Being a pipe smoker who works around cigar afficionados, I feel myself perfectly qualified to talk about such noxious things. Sadly, my own personal smell frequently makes little old ladies on the bus clap bony claws to their face and discreetly barf into their handbags, or grown men blanch and wet themselves.


Savage cigar smoker

In the past, Jews were characterized as reeking of garlic, but that cannot be right, seeing as that is the characteristic pong of Frog Kibble, and darn near all Europeans radiate that in this era, now that they are prosperous and dine out more than in.

Just add dill and paprika, and you have a pan-European stench.
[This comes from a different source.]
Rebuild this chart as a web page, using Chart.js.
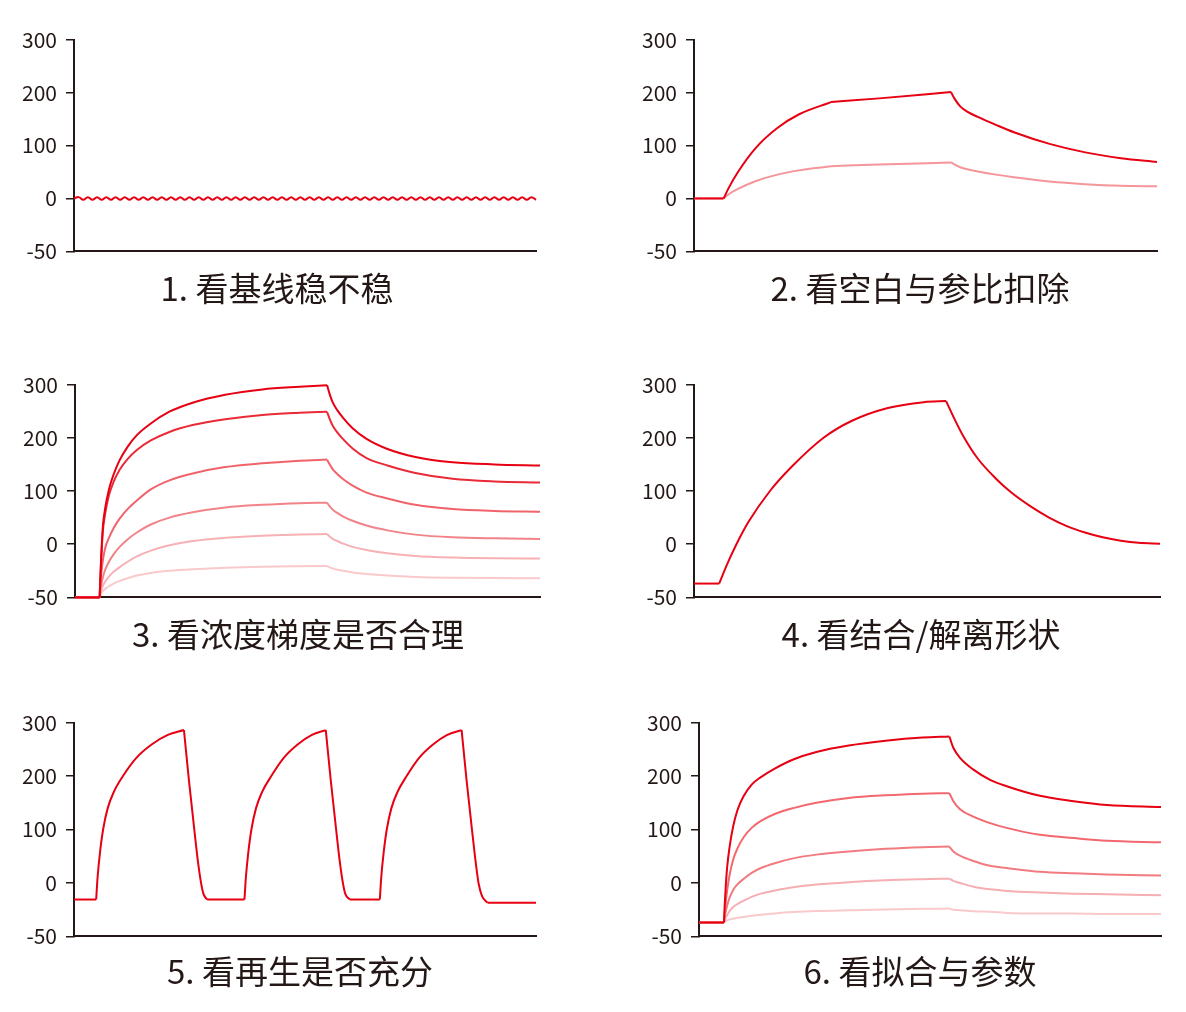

Actually, I suspect that Tzipi Livni smells a little like me.
A profound air of Djubec and Latakia.
Or flue-cured leaf.
Zesty.


ANTICS! AND ZANINESS!

Anyhow, Husam El Qoulaq should be commended for going so far out on a limb. Not only is rudely asking ridiculous questions a proud college tradition in America, where even Harvard Law students can safely be assumed to have a high degree of illiteracy and idiotic tendencies, but irreverence and off the wall commentary, such as his feeble attempt at wit (presumably that is what it was), are fairly universally considered part of modern academic discourse.


We shall watch the career of this paragon of free speech with interest.